Root Mean Square of the elements of a Q15 vector.

Parameters

[in]	pSrc	points to the input vector
[in]	blockSize	number of samples in input vector
[out]	pResult	root mean square value returned here

Scaling and Overflow Behavior

The function is implemented using a 64-bit internal accumulator. The input is represented in 1.15 format. Intermediate multiplication yields a 2.30 format, and this result is added without saturation to a 64-bit accumulator in 34.30 format. With 33 guard bits in the accumulator, there is no risk of overflow, and the full precision of the intermediate multiplication is preserved. Finally, the 34.30 result is truncated to 34.15 format by discarding the lower 15 bits, and then saturated to yield a result in 1.15 format.

arm_rms_q31()

void arm_rms_q31	(	const q31_t *	pSrc,
		uint32_t	blockSize,
		q31_t *	pResult
	)

Root Mean Square of the elements of a Q31 vector.

Parameters

[in]	pSrc	points to the input vector
[in]	blockSize	number of samples in input vector
[out]	pResult	root mean square value returned here

Scaling and Overflow Behavior

The function is implemented using an internal 64-bit accumulator. The input is represented in 1.31 format, and intermediate multiplication yields a 2.62 format. The accumulator maintains full precision of the intermediate multiplication results, but provides only a single guard bit. There is no saturation on intermediate additions.

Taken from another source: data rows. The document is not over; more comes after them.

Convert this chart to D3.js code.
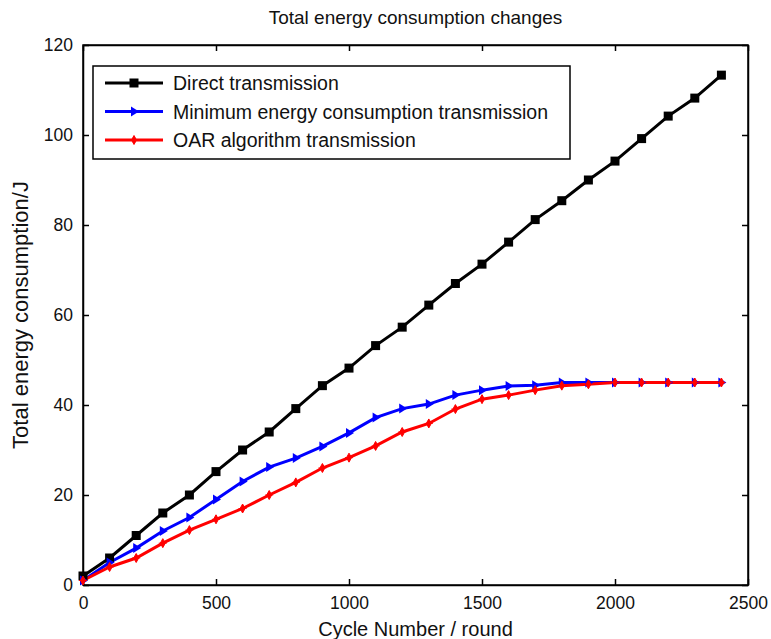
<!DOCTYPE html>
<html>
<head>
<meta charset="utf-8">
<script src="https://cdn.jsdelivr.net/npm/d3@7"></script>
<style>
  body { margin: 0; background: #fff; }
  svg text { font-family: "Liberation Sans", Arial, sans-serif; fill: #111; }
</style>
</head>
<body>
<div id="chart"></div>
<script>
// cycle numbers (rounds)
const cycles = [0, 100, 200, 300, 400, 500, 600, 700, 800, 900, 1000, 1100, 1200,
                1300, 1400, 1500, 1600, 1700, 1800, 1900, 2000, 2100, 2200, 2300, 2400];
// total energy consumption / J
const directVals = [2, 6, 11, 16, 20, 25.2, 30, 34, 39.2, 44.3, 48.2, 53.2, 57.3,
                    62.2, 67, 71.3, 76.2, 81.2, 85.4, 90, 94.2, 99.2, 104.2, 108.2, 113.3];
const minEnergyVals = [1, 5, 8.2, 12, 15, 19, 23, 26.2, 28.2, 30.8, 33.8, 37.2, 39.2,
                       40.2, 42.2, 43.3, 44.2, 44.4, 45, 45, 45, 45, 45, 45, 45];
const oarVals = [1, 4, 6, 9.3, 12.2, 14.6, 17, 20, 22.8, 26, 28.3, 30.9, 34,
                 35.9, 39.1, 41.3, 42.2, 43.3, 44.3, 44.6, 45, 45, 45, 45, 45];
const seriesNames = ["Direct transmission", "Minimum energy consumption transmission", "OAR algorithm transmission"];
const xTicks = [0, 500, 1000, 1500, 2000, 2500];
const yTicks = [0, 20, 40, 60, 80, 100, 120];

const W = 771, H = 639;
const margin = { top: 45, right: 23, bottom: 54, left: 83 };
const width = W - margin.left - margin.right,
      height = H - margin.top - margin.bottom;

const svg = d3.select("#chart").append("svg")
    .attr("width", W).attr("height", H);

const g = svg.append("g")
    .attr("transform", `translate(${margin.left}, ${margin.top})`);

const x = d3.scaleLinear().domain([0, 2500]).range([0, width]);
const y = d3.scaleLinear().domain([0, 120]).range([height, 0]);
const fmt = d3.format("d");

// axes, MATLAB style: ticks inside, box all round
g.append("g")
    .attr("transform", `translate(0, ${height})`)
    .call(d3.axisBottom(x).tickValues(xTicks).tickFormat(fmt).tickSizeInner(-6).tickSizeOuter(0).tickPadding(12))
    .call(a => a.selectAll("text").attr("font-size", 17.5));
g.append("g")
    .call(d3.axisTop(x).tickValues(xTicks).tickSizeInner(-6).tickSizeOuter(0).tickFormat(""));
g.append("g")
    .call(d3.axisLeft(y).tickValues(yTicks).tickFormat(fmt).tickSizeInner(-6).tickSizeOuter(0).tickPadding(10))
    .call(a => a.selectAll("text").attr("font-size", 17.5));
g.append("g")
    .attr("transform", `translate(${width}, 0)`)
    .call(d3.axisRight(y).tickValues(yTicks).tickSizeInner(-6).tickSizeOuter(0).tickFormat(""));
g.selectAll(".domain, .tick line").attr("stroke", "#000").attr("stroke-width", 1.5);
g.selectAll(".tick text").attr("fill", "#111").attr("font-family", "Liberation Sans, Arial, sans-serif");

g.append("rect")
    .attr("width", width).attr("height", height)
    .attr("fill", "none").attr("stroke", "#000").attr("stroke-width", 1.5);

// series
const series = [
  { name: seriesNames[0], values: directVals, color: "#000000", marker: "square" },
  { name: seriesNames[1], values: minEnergyVals, color: "#0000ff", marker: "triangle" },
  { name: seriesNames[2], values: oarVals, color: "#ff0000", marker: "diamond" }
];

const line = d3.line().x((d, i) => x(cycles[i])).y(d => y(d));

function drawMarker(sel, kind, color) {
  if (kind === "square") {
    sel.append("rect").attr("x", -4.5).attr("y", -4.5).attr("width", 9).attr("height", 9)
      .attr("fill", color);
  } else if (kind === "triangle") {
    sel.append("path").attr("d", "M5,0 L-3,-5 L-3,5 Z").attr("fill", color);
  } else {
    sel.append("path").attr("d", "M0,-4.5 L2.5,0 L0,4.5 L-2.5,0 Z M-4,0 L4,0").attr("fill", color)
      .attr("stroke", color).attr("stroke-width", 1);
  }
}

series.forEach(s => {
  g.append("path")
    .datum(s.values)
    .attr("fill", "none")
    .attr("stroke", s.color)
    .attr("stroke-width", 3)
    .attr("d", line);
});
series.forEach(s => {
  g.append("g").selectAll("g")
    .data(s.values)
    .join("g")
    .attr("transform", (d, i) => `translate(${x(cycles[i])}, ${y(d)})`)
    .each(function() { drawMarker(d3.select(this), s.marker, s.color); });
});

// title and axis labels
svg.append("text")
    .attr("x", margin.left + width / 2).attr("y", 24)
    .attr("text-anchor", "middle").attr("font-size", 19)
    .text("Total energy consumption changes");
svg.append("text")
    .attr("x", margin.left + width / 2).attr("y", 636)
    .attr("text-anchor", "middle").attr("font-size", 20)
    .text("Cycle Number / round");
svg.append("text")
    .attr("transform", `translate(28, ${margin.top + height / 2}) rotate(-90)`)
    .attr("text-anchor", "middle").attr("font-size", 22)
    .text("Total energy consumption/J");

// legend
const legend = svg.append("g").attr("transform", "translate(93, 66)");
legend.append("rect")
    .attr("width", 477).attr("height", 93)
    .attr("fill", "#fff").attr("stroke", "#000").attr("stroke-width", 1.5);
series.forEach((s, i) => {
  const row = legend.append("g").attr("transform", `translate(0, ${17 + i * 28.5})`);
  row.append("line").attr("x1", 12).attr("x2", 70)
    .attr("stroke", s.color).attr("stroke-width", 3);
  drawMarker(row.append("g").attr("transform", "translate(41, 0)"), s.marker, s.color);
  row.append("text").attr("x", 80).attr("y", 7).attr("font-size", 19.5).text(s.name);
});
</script>
</body>
</html>
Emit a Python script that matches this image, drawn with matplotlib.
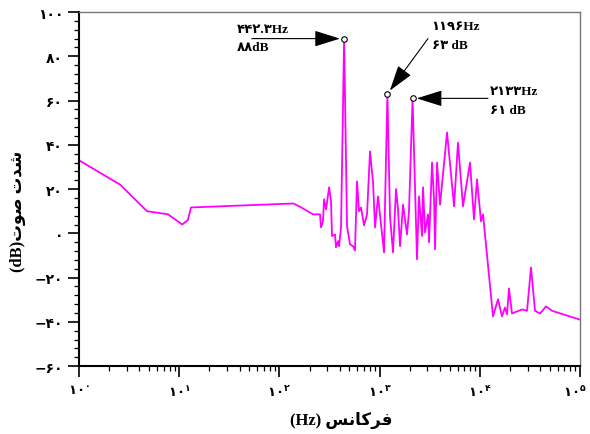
import matplotlib
matplotlib.use('Agg')
import matplotlib.pyplot as plt
import matplotlib.transforms as mtransforms
from matplotlib.ticker import FixedLocator, LogLocator, NullFormatter, AutoMinorLocator
import numpy as np

# طیف فرکانسی صدا (فرکانس بر حسب هرتز، شدت بر حسب دسی‌بل)
freq_hz = [1.0, 2.57, 4.77, 7.73, 10.7, 12.2, 13.1, 137, 161, 216, 254, 260, 272,
           279, 292, 313, 327, 335, 359, 367, 385, 394, 412, 442.3, 473, 507,
           543, 568, 595, 623, 652, 699, 749, 802, 860, 900, 964, 1033, 1107,
           1196, 1270, 1361, 1458, 1527, 1600, 1713, 1877, 1965, 2133, 2362,
           2473, 2651, 2713, 2840, 3043, 3114, 3337, 3494, 3575, 3743, 4010,
           4711, 5534, 6057, 6797, 7986, 8754, 9381, 10280, 10770, 13550,
           15200, 16660, 17850, 18700, 19560, 20960, 26390, 29610, 32460,
           35590, 39930, 45840, 52600, 100000]
level_db = [33, 22, 10, 8.6, 4, 6, 11.7, 13.5, 12, 8.6, 8.6, 2.7, 5.4,
            15.4, 10.8, 20.8, 15, -1.2, -0.5, -6.3, -3.5, -5.8, 2.7, 88, 3.2, -5,
            -5.8, -7.7, 23.5, 10, 11.7, 3.6, 8.6, 37, 23, 2.7, 16.7, 4, -8.6,
            63, 7.7, -8.6, 20, 10.8, -5.8, 13, -0.5, 10, 61, -11.7,
            16.7, -1.2, 20.8, 0.4, 8.6, -4, 32, 15.4, -7.2, 32, 13,
            45.6, 12.2, 41, 12.2, 32, 6.3, 24.4, 5.4, 8.6, -37.5,
            -29.8, -37.5, -33.5, -36.6, -24.9, -36.2, -34.4, -35, -15.4,
            -35, -36.2, -33, -35, -39]

# قله‌های مشخص‌شده
peak_freq = [442.3, 1196, 2133]
peak_db = [88, 63, 61]
peak_text = ['۴۴۲.۳Hz\n۸۸dB', '۱۱۹۶Hz\n۶۳ dB', '۲۱۳۳Hz\n۶۱ dB']
text_pos = [(37.8, 88.3), (3300, 89.3), (12650, 60)]
arrow_tail = [(53, 88), (3040, 88), (12080, 61)]

y_ticks = [-60, -40, -20, 0, 20, 40, 60, 80, 100]
x_ticks = [1, 10, 100, 1000, 10000, 100000]

FA_DIGITS = str.maketrans('0123456789-', '۰۱۲۳۴۵۶۷۸۹−')


def fa(num):
  return str(num).translate(FA_DIGITS)


plt.rcParams['mathtext.fontset'] = 'custom'
plt.rcParams['mathtext.rm'] = 'DejaVu Sans:bold'
plt.rcParams['mathtext.bf'] = 'DejaVu Sans:bold'

fig = plt.figure(figsize=(5.9, 4.35), dpi=100)
ax = fig.add_axes([0.134, 0.156, 0.849, 0.814])

ax.plot(freq_hz, level_db, color='#FF00FF', linewidth=1.3)
ax.plot(peak_freq, peak_db, 'o', markersize=4, markerfacecolor='white',
        markeredgecolor='black', markeredgewidth=0.8, zorder=5)

serif_fa = ['Liberation Serif', 'DejaVu Sans']
for (tx, ty), (ax_, ay), f, d, s in zip(text_pos, arrow_tail, peak_freq, peak_db, peak_text):
  ax.annotate('', xy=(f, d), xytext=(ax_, ay),
              arrowprops=dict(arrowstyle='-|>,head_length=0.8,head_width=0.25',
                              mutation_scale=20, color='black', lw=0.8,
                              shrinkA=0, shrinkB=3))
  ax.text(tx, ty, s, fontsize=9.5, fontweight='bold', family=serif_fa,
          ha='left', va='center', linespacing=1.75)

ax.set_xscale('log')
ax.set_xlim(1, 100000)
ax.set_ylim(-60, 100)

ax.xaxis.set_major_locator(FixedLocator(x_ticks))
ax.xaxis.set_minor_locator(LogLocator(base=10, subs=np.arange(2, 10)))
ax.xaxis.set_minor_formatter(NullFormatter())
ax.set_xticks(x_ticks)
ax.set_xticklabels([r'$\mathbf{۱۰}^{\mathbf{%s}}$' % fa(int(np.log10(v))) for v in x_ticks])

ax.set_yticks(y_ticks)
ax.set_yticklabels([fa(v) for v in y_ticks], fontweight='bold', family='DejaVu Sans')
ax.yaxis.set_minor_locator(AutoMinorLocator(5))

ax.tick_params(which='major', direction='out', length=8, width=1.2, labelsize=10)
ax.tick_params(which='minor', direction='out', length=3.5, width=0.9)
ax.tick_params(axis='x', which='major', pad=5, labelsize=9.5)

# آخرین برچسب محور x کمی به چپ تا از لبه بیرون نزند
last = ax.get_xticklabels()[-1]
last.set_transform(last.get_transform() +
                   mtransforms.ScaledTranslation(-4 / 72, 0, fig.dpi_scale_trans))

for side in ('left', 'bottom'):
  ax.spines[side].set_linewidth(1.5)
  ax.spines[side].set_color('black')
for side in ('top', 'right'):
  ax.spines[side].set_linewidth(1.0)
  ax.spines[side].set_color('#777777')

# برچسب محورها (حروف عربی به‌صورت شکل‌های نمایشی و ترتیب بصری)
x_label = '(Hz) ' + '\uFEB2\uFEE7\uFE8E\uFB90\uFEAE\uFED3'
y_label = '(dB)' + '\uFE95\uFEEE\uFEBB' + ' ' + '\uFE95\uFEAA\uFEB7'
ax.set_xlabel(x_label, fontsize=12, fontweight='bold', family=serif_fa)
ax.xaxis.set_label_coords(0.523, -0.125)
ax.set_ylabel(y_label, fontsize=12, fontweight='bold', family=serif_fa)
ax.yaxis.set_label_coords(-0.105, 0.44)

fig.savefig('out.png', dpi=100)
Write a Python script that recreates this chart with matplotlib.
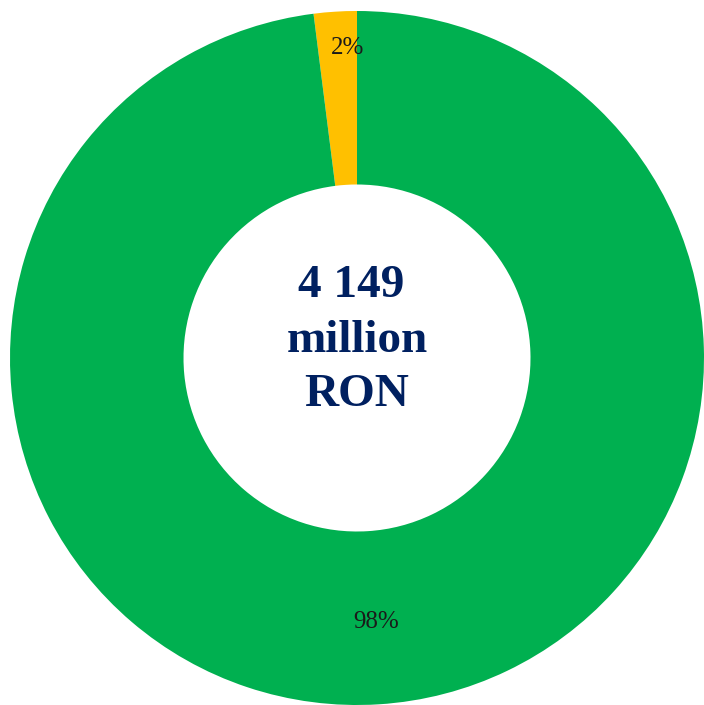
import matplotlib
matplotlib.use('Agg')
import matplotlib.pyplot as plt

labels = ['Other', 'Main']
shares = [2, 98]
colors = ['#FFC000', '#00B050']
total_text = '4 149 \nmillion\nRON'

fig = plt.figure(figsize=(7.04, 7.05), dpi=100)
ax = fig.add_axes([10 / 704, 0 / 705, 694 / 704, 694 / 705])

wedges, texts, autotexts = ax.pie(
    shares, colors=colors, startangle=90, counterclock=True,
    radius=1.0, wedgeprops=dict(width=0.5, edgecolor='none'),
    autopct='%1.0f%%', pctdistance=0.76,
    textprops=dict(family='Liberation Serif', fontsize=18, color='#1a1a1a'))

# 2% label sits further out, near the outer edge
autotexts[0].set_position((-0.026, 0.893))
autotexts[1].set_position((0.055, -0.76))

ax.text(0, 0.05, total_text, ha='center', va='center',
        family='Liberation Serif', fontweight='bold', fontsize=34,
        color='#002060', linespacing=1.4)

ax.set_xlim(-1, 1)
ax.set_ylim(-1, 1)
ax.set_aspect('equal')
ax.axis('off')
fig.savefig('out.png', dpi=100)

If the accumulator overflows, it wraps around and distorts the result. In order to avoid overflows completely, the input signal must be scaled down by log2(blockSize) bits, as a total of blockSize additions are performed internally. Finally, the 2.62 accumulator is right shifted by 31 bits to yield a 1.31 format value.